Self-Attention in Colors: Another Take on Encoding Graph Structure in Transformers
This addresses the challenge of effectively incorporating graph topology into Transformers for domains like molecular graphs, though it appears incremental as it builds on existing graph Transformer methods.
The paper tackles the problem of encoding graph structure in Transformers by introducing a novel self-attention mechanism called CSA, which integrates graph structural information and edge features without local message-passing, achieving state-of-the-art results on the ZINC benchmark dataset.

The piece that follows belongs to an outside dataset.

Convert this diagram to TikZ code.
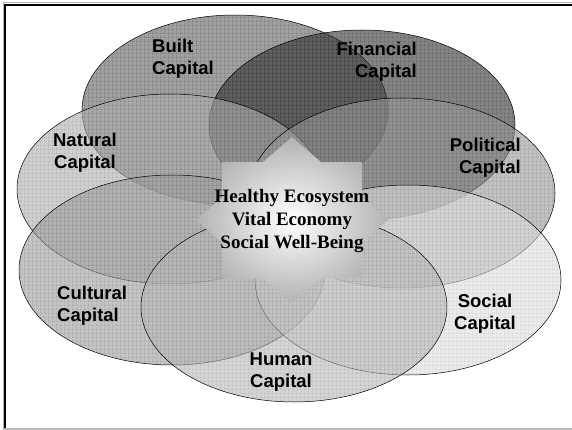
\documentclass[tikz,border=0pt]{standalone}
\usepackage{fontspec}
\setmainfont{Liberation Serif}
\setsansfont{Liberation Sans}
\usetikzlibrary{patterns}
\pgfdeclarepatternformonly{finegrid}{\pgfpointorigin}{\pgfqpoint{4pt}{4pt}}{\pgfqpoint{4pt}{4pt}}{%
  \pgfsetlinewidth{0.5pt}%
  \pgfpathmoveto{\pgfqpoint{0pt}{0.25pt}}\pgfpathlineto{\pgfqpoint{4pt}{0.25pt}}%
  \pgfpathmoveto{\pgfqpoint{0.25pt}{0pt}}\pgfpathlineto{\pgfqpoint{0.25pt}{4pt}}%
  \pgfusepath{stroke}}
\definecolor{cBuilt}{gray}{0.38}
\definecolor{cFin}{gray}{0.2}
\definecolor{cNat}{gray}{0.69}
\definecolor{cPol}{gray}{0.6}
\definecolor{cCul}{gray}{0.62}
\definecolor{cSoc}{gray}{0.87}
\definecolor{cHum}{gray}{0.72}
\begin{document}
\begin{tikzpicture}[x=1pt,y=-1pt,
  capfill/.style={fill=#1,fill opacity=0.6},
  gridtex/.style={pattern=finegrid,pattern color=black,fill opacity=#1},
  capedge/.style={draw=black,line width=0.5pt},
  lab/.style={font=\sffamily\bfseries\fontsize{18.5}{22}\selectfont,inner sep=0pt},
  ctrtext/.style={font=\bfseries\fontsize{19}{23}\selectfont,inner sep=0pt,align=center}]
\useasboundingbox (0,0) rectangle (572,430);
\fill[white] (0,0) rectangle (572,430);
% ellipses
\foreach \cx/\cy/\col/\tex in {235/110/cBuilt/0.3, 362/125/cFin/0.3, 170/189/cNat/0.18, 402/193/cPol/0.2, 172/270/cCul/0.2, 408/280/cSoc/0.12, 294/307/cHum/0.15}{
  \fill[capfill=\col] (\cx,\cy) ellipse [x radius=153, y radius=95];
  \fill[gridtex=\tex] (\cx,\cy) ellipse [x radius=153, y radius=95];
  \draw[capedge] (\cx,\cy) ellipse [x radius=153, y radius=95];
}
% central star
\begin{scope}[shift={(292,220)}]
\shade[inner color=white, outer color=gray!60]
  (0,-83) -- (28.9,-58) -- (70,-58) -- (70,-22.5) -- (96,0) -- (70,22.5) -- (70,58) -- (28.9,58)
  -- (0,83) -- (-28.9,58) -- (-70,58) -- (-70,22.5) -- (-96,0) -- (-70,-22.5) -- (-70,-58) -- (-28.9,-58) -- cycle;
\end{scope}
\node[ctrtext] (ctr) at (292,221) {Healthy Ecosystem\\Vital Economy\\Social Well-Being};
% labels
\node[lab,anchor=west,align=left] (built) at (152,59) {Built\\Capital};
\node[lab,anchor=east,align=right] (fin) at (417,62) {Financial\\Capital};
\node[lab,align=center] (nat) at (85,153) {Natural\\Capital};
\node[lab,anchor=east,align=right] (pol) at (521,158) {Political\\Capital};
\node[lab,anchor=west,align=left] (cul) at (57,306) {Cultural\\Capital};
\node[lab,align=center] (soc) at (485,314) {Social\\Capital};
\node[lab,align=center] (hum) at (281,372) {Human\\Capital};
% frame
\draw[gray!55,line width=1pt] (3,430) -- (3,3) -- (572,3);
\draw[black,line width=2.5pt] (5,429) -- (5,5) -- (572,5);
\draw[gray!55,line width=1.5pt] (4,429) -- (572,429);
\end{tikzpicture}
\end{document}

We introduce a novel self-attention mechanism, which we call CSA (Chromatic Self-Attention), which extends the notion of attention scores to attention _filters_, independently modulating the feature channels. We showcase CSA in a fully-attentional graph Transformer CGT (Chromatic Graph Transformer) which integrates both graph structural information and edge features, completely bypassing the need for local message-passing components. Our method flexibly encodes graph structure through node-node interactions, by enriching the original edge features with a relative positional encoding scheme. We propose a new scheme based on random walks that encodes both structural and positional information, and show how to incorporate higher-order topological information, such as rings in molecular graphs. Our approach achieves state-of-the-art results on the ZINC benchmark dataset, while providing a flexible framework for encoding graph structure and incorporating higher-order topology.